Здесь следует попутно заметить, что драматургические замыслы Блока и Гумилева несколько раз отчасти совпадали тематически. К одному и тому же «заказу» восходят драматическая сцена «Игра» и проект, зафиксированный в блоковском дневнике 7 октября 1912 года: «Люба просит написать ей монолог для произнесения на Судейкинском вечере в «Бродячей собаке» (игорный дом в Париже сто лет назад)53. Я задумал написать монолог женщины (безумной?), вспоминающей революцию. Она стыдит собравшихся»54. Действие гумилевской сцены происходит в «игорном доме в Париже 1813 года», герой ее, «претендент на престол Майорки», проигрывает в карты свой будущий трон. В «отрывке» из незавершенного драматического сочинения Гумилев упоминает подлежавший, по-видимому, развитию мотив конфликта рыцарей и ремесленников в эпоху Средневековья55, затронутый также в «Розе и кресте»56. Наконец, в 1921 году Блок получил предложение инсценировать пушкинскую «Сказку о царе Салтане»57. Возможно, что Блок пытался разрабатывать этот замысел – в числе своих (утраченных ныне) работ Блок называл и «Пробы детского театра»58, но впоследствии от этого предложения отказался, и пьесу «Царевна-Лебедь» для Первого детского театра взялся написать Гумилев59.

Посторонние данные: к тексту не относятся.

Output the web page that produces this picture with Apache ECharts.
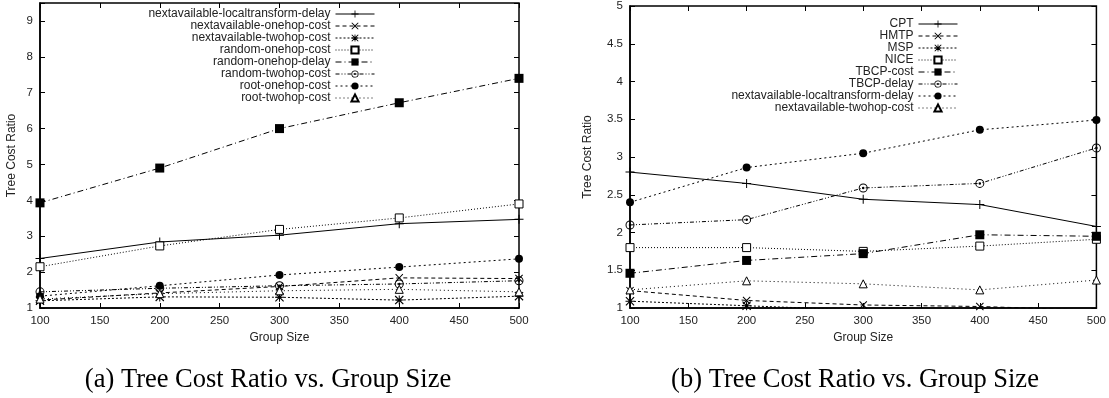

Сказанное выше об ослабленной и неразрешенной драматичности гумилевских поэм-диалогов не относится, однако, к пятиактной трагедии «Отравленная туника» (1917–1918). Действие трагедии происходит в VI веке в Византии. Соблюдено единство места (зала Константинопольского дворца), единство времени (события происходят в течение 24 часов) и единство действия. Гумилев сознательно ориентируется на театр французского классицизма – после первого авторского чтения у Ф.К. Соллогуба 8 мая 1918 года один из слушателей назвал «Отравленную тунику» «трагедией в стиле модернизированного Корнеля»60. В это же время Гумилев объявляет о намерении переводить «Сида» Корнеля для планируемого Камерного театра61.